Bug 128263

Summary: [panic] 2 amd64 dl380 g5 with dual quadcore xeons, 8 and 16gb ram, crash and dump mem
Product: Base System Reporter: Martin W <martin.wikesjo>
Component: amd64Assignee: freebsd-amd64 (Nobody) <amd64>
Status: Closed FIXED    
Severity: Affects Only Me    
Priority: Normal    
Version: Unspecified   
Hardware: Any   
OS: Any   

Description Martin W 2008-10-21 09:10:01 UTC
Two HP DL 380 G5's with dual quadcore xeons, 8GB ram on one and 16GB ram
on the other. They have recently been crashing and dumping mem. The 16GB
one has crashed 3 times the last 1 1/2 month, twice yesterday. The 8GB
one had its first crash yesterday. They are db-servers which run postgresql
or mysql.

They are both Running 7.0 amd64 RELEASE with GENERIC kernel, completely
default installs except for some sysctl tweaks:

kern.ipc.maxsockets=16424
kern.maxfiles=65536
kern.maxfilesperproc=32768
net.inet.tcp.recvspace=32768
net.inet.tcp.sendspace=65536

Below is the output from kgdb, which looks about the same on both of them.

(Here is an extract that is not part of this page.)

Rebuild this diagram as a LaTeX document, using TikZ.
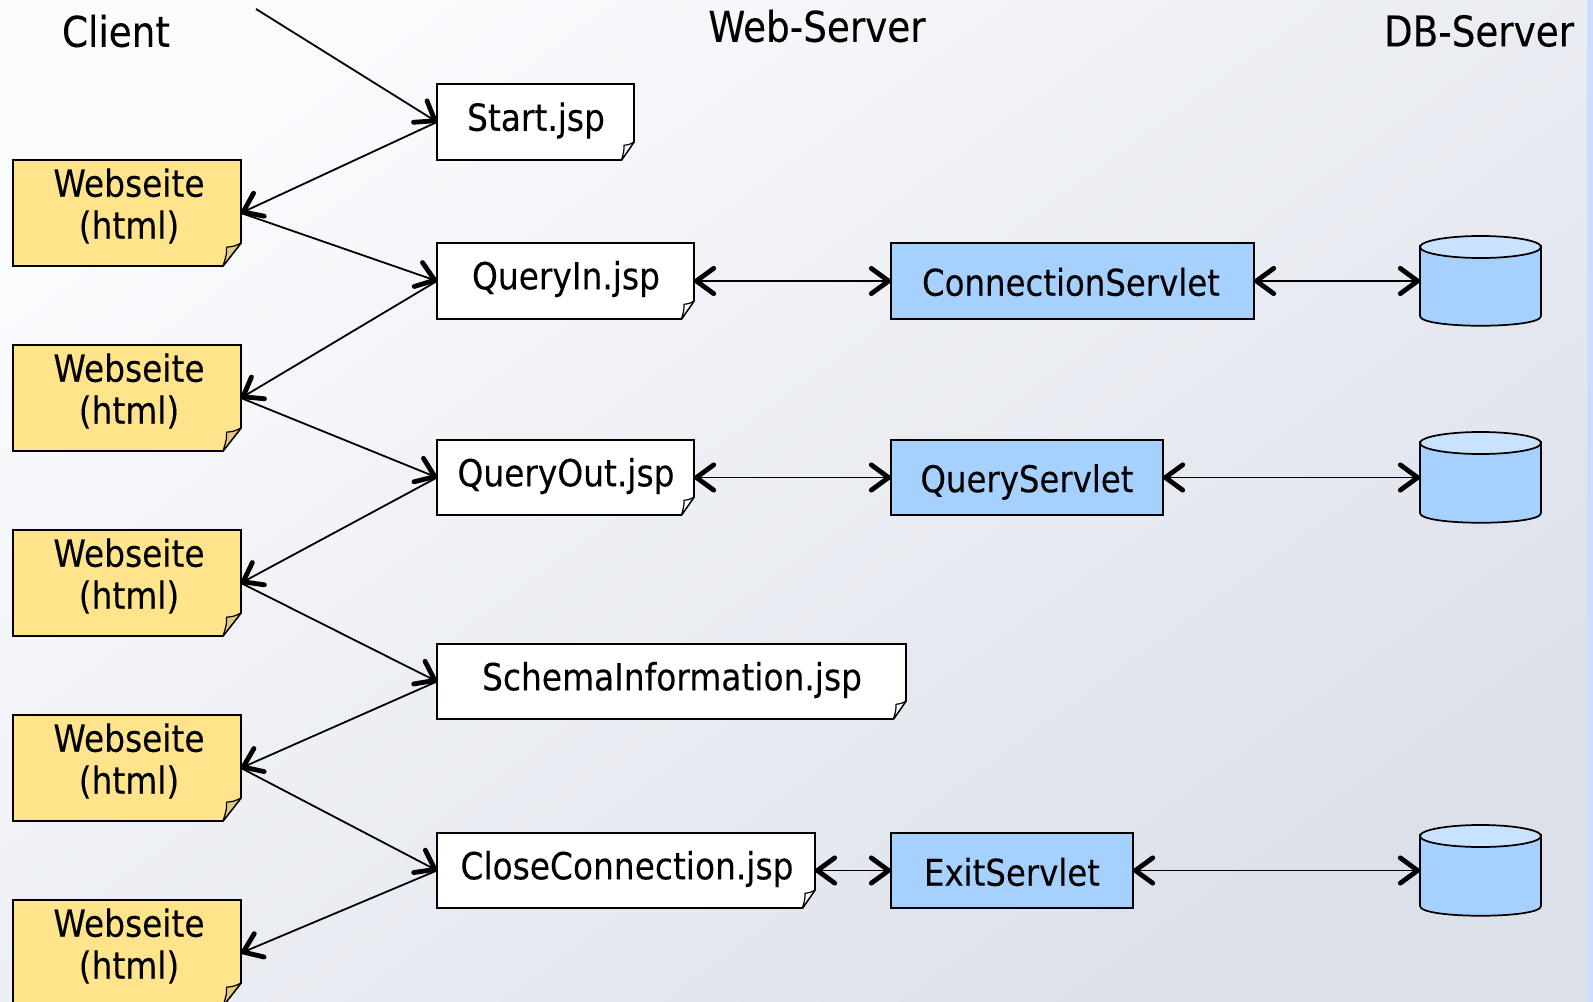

How-To-Repeat: Random, so don't know.
Comment 1 spry 2008-10-31 12:01:04 UTC
Hiya

     I have a 2 CPU Quad-Core Xeon HP DL380 w/ 8Gb of RAM:

     http://pastebin.com/f4a00a1f5

     I've installed 7.0R, then built the world to 7.0Rp5, and now
7.1-PRERELEASE. It is one of the fastest boxens I've held my hands on,
can build the world in just:
          2772.643u 1392.701s 13:23.41 518.4%     6056+1294k
4423+8405io 2295pf+0w

     No problems whatsoever, it might be a component of your system?


-- 
cheers
mars
Comment 2 mw 2009-07-31 17:30:41 UTC
Sorry for the late follow up. Since this has been rated as "serious" and 
with a "high" priority, yet I have recieved no real feedback I haven't 
put much effort into reporting anymore.
Anyhow, we have been having the same issues with a few more machines 
now. Random spontaneous crashes.

I do suspect faulty hardware, more specifically RAM or CPU.
But since the errors I see don't provide me any proof I am unable to 
convince our hardware vendor, HP, that they are broken. I have ran the 
HP diagnostics for 7 loops as HP recommends, and it reports no errors.
I have also recompiled the kernel on one of these machines with "options 
PRINTF_BUFR_SIZE=128" to see if the output would be more than just 
garbage, but it did not help.

We will attempt to upgrade one machine to 7.2 next week to see if it 
will produce better error logs if/when they crash again(or maybe we'll 
be incredibly lucky and its a software bug that is now fixed).

FWIW, these machine are part of a large online gaming platform. It has 
well over 100 more of these machines with the same hardware and FreeBSD 
setup.

If someone could look into this that would be much appreciated.
Comment 3 Joel Dahl freebsd_committer freebsd_triage 2009-07-31 17:32:05 UTC
For the record: I've chatted with the submitter and with jhb.  The panics are 
due to NMI's and most likely bad RAM.  One workaround would be to turn off 
machdep.panic_on_nmi ...

--
Joel
Comment 4 Andriy Gapon freebsd_committer freebsd_triage 2010-12-05 11:17:57 UTC
Is this still an issue?
Can it be reproduced with head or stable/8 (8.2 prerelease)?

-- 
Andriy Gapon
Comment 5 Martin W 2010-12-06 13:02:49 UTC
This customer is no longer managed by myself, or the company I work for.
So I can't answer that unfortunately.

/Martin
Comment 6 Andriy Gapon freebsd_committer freebsd_triage 2010-12-06 13:45:31 UTC
State Changed
From-To: open->closed

The reporter no longer has access to the problematic system.